Younger children in this age group might find Echo scary at first too. There is also a scene where the boys are kidnapped. One of them cries and sends a farewell message on his phone in case he’s never seen again.
Younger children in this age group might be upset by the scene where the tearful boy sends a farewell message.
Children in this age group are unlikely to be disturbed by anything in this movie.
Earth to Echo has mild sexual references. For example:
- Tuck asks Emma on a date and talks about being romantically interested in her. She refuses to give Tuck her phone number at first, but she and Tuck form a deeper relationship as the movie progresses.
- The boys talk about how two other students at their school are ‘kissing buddies’.
Alcohol, drugs and other substances
Earth to Echo shows some substance use. For example:
- Tuck, Munch and Alex go into a bar. There are beer bottles and glasses of whiskey behind the bar and on nearby tables. But no one is drinking in the scene.
- At a college party, students hold opaque cups. It looks like some of the cups contain alcohol, but no one is actually seen drinking.
Nudity and sexual activity
Earth to Echo has mild sexual activity. For example:
- An older man and woman kiss briefly while sitting at a bar.
- In an adult country bar, several women are dressed in sexually revealing clothing, wearing short skirts and low-cut shirts.
Earth to Echo shows the following products: computers, mobile phones and YouTube.
Earth to Echo has some mild coarse language, mild name-calling and insults, and some religious exclamations.
Ideas to discuss with your children
Earth to Echo is a motivational movie that promotes friendships and relationships as the foundation of a happy life. Tuck, Munch and Alex stay friends throughout the movie, despite the challenges they come across.

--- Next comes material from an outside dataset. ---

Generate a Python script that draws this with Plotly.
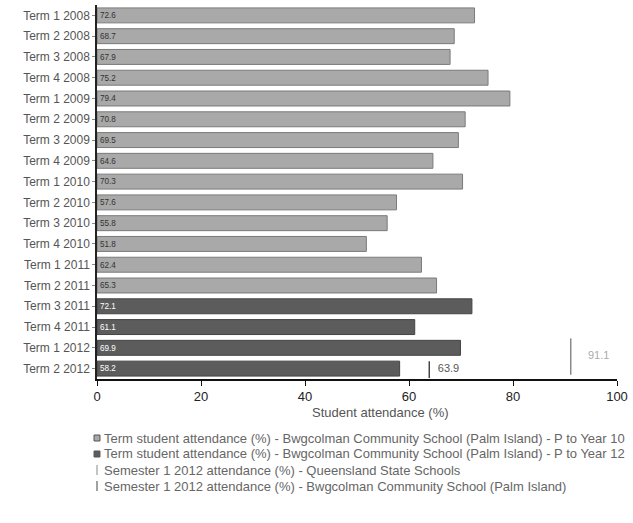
import plotly.graph_objects as go

# Term attendance at Bwgcolman Community School (Palm Island)
terms_p10 = [
    "Term 1 2008", "Term 2 2008", "Term 3 2008", "Term 4 2008",
    "Term 1 2009", "Term 2 2009", "Term 3 2009", "Term 4 2009",
    "Term 1 2010", "Term 2 2010", "Term 3 2010", "Term 4 2010",
    "Term 1 2011", "Term 2 2011",
]
attendance_p10 = [72.6, 68.7, 67.9, 75.2, 79.4, 70.8, 69.5, 64.6,
                  70.3, 57.6, 55.8, 51.8, 62.4, 65.3]

terms_p12 = ["Term 3 2011", "Term 4 2011", "Term 1 2012", "Term 2 2012"]
attendance_p12 = [72.1, 61.1, 69.9, 58.2]

# Semester 1 2012 reference values
sem_qld = 91.1
sem_bwg = 63.9

x_ticks = [0, 20, 40, 60, 80, 100]

name_p10 = "Term student attendance (%) - Bwgcolman Community School (Palm Island) - P to Year 10"
name_p12 = "Term student attendance (%) - Bwgcolman Community School (Palm Island) - P to Year 12"
name_qld = "Semester 1 2012 attendance (%) - Queensland State Schools"
name_bwg = "Semester 1 2012 attendance (%) - Bwgcolman Community School (Palm Island)"

color_p10 = "#a9a9a9"
color_p12 = "#5c5c5c"
color_qld = "#888888"
color_bwg = "#444444"

font_family = "Liberation Sans, Arial, sans-serif"

W, H = 633, 523
M_L, M_R, M_T, M_B = 97, 11, 5, 144
plot_w = W - M_L - M_R
plot_h = H - M_T - M_B


def px_x(px):
    return (px - M_L) / plot_w


def px_y(py):
    return (H - M_B - py) / plot_h


fig = go.Figure()

fig.add_trace(go.Bar(
    y=terms_p10, x=attendance_p10, orientation="h", name=name_p10,
    marker=dict(color=color_p10, line=dict(color="#7a7a7a", width=1)),
    texttemplate="%{x:.1f}", textposition="inside", insidetextanchor="start",
    textfont=dict(size=10, color="#333333", family=font_family),
))
fig.add_trace(go.Bar(
    y=terms_p12, x=attendance_p12, orientation="h", name=name_p12,
    marker=dict(color=color_p12, line=dict(color="#444444", width=1)),
    texttemplate="%{x:.1f}", textposition="inside", insidetextanchor="start",
    textfont=dict(size=10, color="#ffffff", family=font_family),
))

# Semester markers on a hidden overlay axis
fig.add_trace(go.Scatter(
    x=[sem_qld], y=[0.06], yaxis="y2", mode="markers+text", name=name_qld,
    marker=dict(symbol="line-ns", size=26, line=dict(color=color_qld, width=1.5)),
    text=[f"{sem_qld:.1f}"], textposition="middle right",
    textfont=dict(size=11, color="#aaaaaa", family=font_family),
))
fig.add_trace(go.Scatter(
    x=[sem_bwg], y=[0.025], yaxis="y2", mode="markers+text", name=name_bwg,
    marker=dict(symbol="line-ns", size=12, line=dict(color=color_bwg, width=1.5)),
    text=[f"{sem_bwg:.1f}"], textposition="middle right",
    textfont=dict(size=11, color="#555555", family=font_family),
))

# Compact legend drawn beneath the axis title
legend_rows = [
    (name_p10, "square", color_p10),
    (name_p12, "square", color_p12),
    (name_qld, "line", color_qld),
    (name_bwg, "line", color_bwg),
]
row_top, row_step = 438, 16
annotations = [dict(
    text="Student attendance (%)", xref="paper", yref="paper",
    x=px_x(383), y=px_y(413), xanchor="center", yanchor="middle",
    showarrow=False, font=dict(size=13, color="#555555"),
)]
shapes = []
for i, (label, kind, col) in enumerate(legend_rows):
    cy = row_top + i * row_step
    annotations.append(dict(
        text=label, xref="paper", yref="paper", x=px_x(102), y=px_y(cy),
        xanchor="left", yanchor="middle", showarrow=False,
        font=dict(size=13, color="#666666"),
    ))
    if kind == "square":
        shapes.append(dict(
            type="rect", xref="paper", yref="paper",
            x0=px_x(94), x1=px_x(100), y0=px_y(cy + 3), y1=px_y(cy - 3),
            fillcolor=col, line=dict(color="#555555", width=1),
        ))
    else:
        shapes.append(dict(
            type="line", xref="paper", yref="paper",
            x0=px_x(97), x1=px_x(97), y0=px_y(cy + 5), y1=px_y(cy - 5),
            line=dict(color=col, width=1),
        ))

fig.update_layout(
    width=W, height=H,
    margin=dict(l=M_L, r=M_R, t=M_T, b=M_B),
    paper_bgcolor="white", plot_bgcolor="white",
    barmode="overlay", bargap=0.28,
    font=dict(family=font_family, size=11, color="#444444"),
    xaxis=dict(
        range=[0, 100], tickvals=x_ticks, showgrid=False, zeroline=False,
        showline=True, linecolor="#111111", linewidth=1.5,
        ticks="outside", ticklen=5, tickcolor="#111111",
        tickfont=dict(size=13, color="#222222"),
    ),
    yaxis=dict(
        categoryorder="array", categoryarray=terms_p10 + terms_p12,
        autorange="reversed", showgrid=False, zeroline=False,
        showline=True, linecolor="#222222", linewidth=1.5,
        ticks="outside", ticklen=3, tickcolor="#888888",
        tickfont=dict(size=12, color="#555555"),
    ),
    yaxis2=dict(overlaying="y", range=[0, 1], visible=False),
    showlegend=False,
    annotations=annotations,
    shapes=shapes,
)

fig.write_html("out.html")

The story is also about the importance of coming to your own conclusions and not judging others. The alien robot Echo shows the boys that there is more to the world than they thought.
The movie’s themes make it more suitable for children aged 12 years and over. There is some violence in this movie, and younger children might find Echo scary. You might be concerned that the boys steal and drive a car, lie to their parents and get into some other risky situations. The hand-held camera style might make viewing difficult for some people, as well as making the movie more confusing for younger children.
Values in this movie that you could reinforce with your children include the importance of:
- maintaining strong friendships and letting your friends support and challenge you
- letting yourself be open to new possibilities, and trusting strangers who prove themselves to be decent
- fighting for causes that you strongly believe in, and not giving up when you’re faced with obstacles.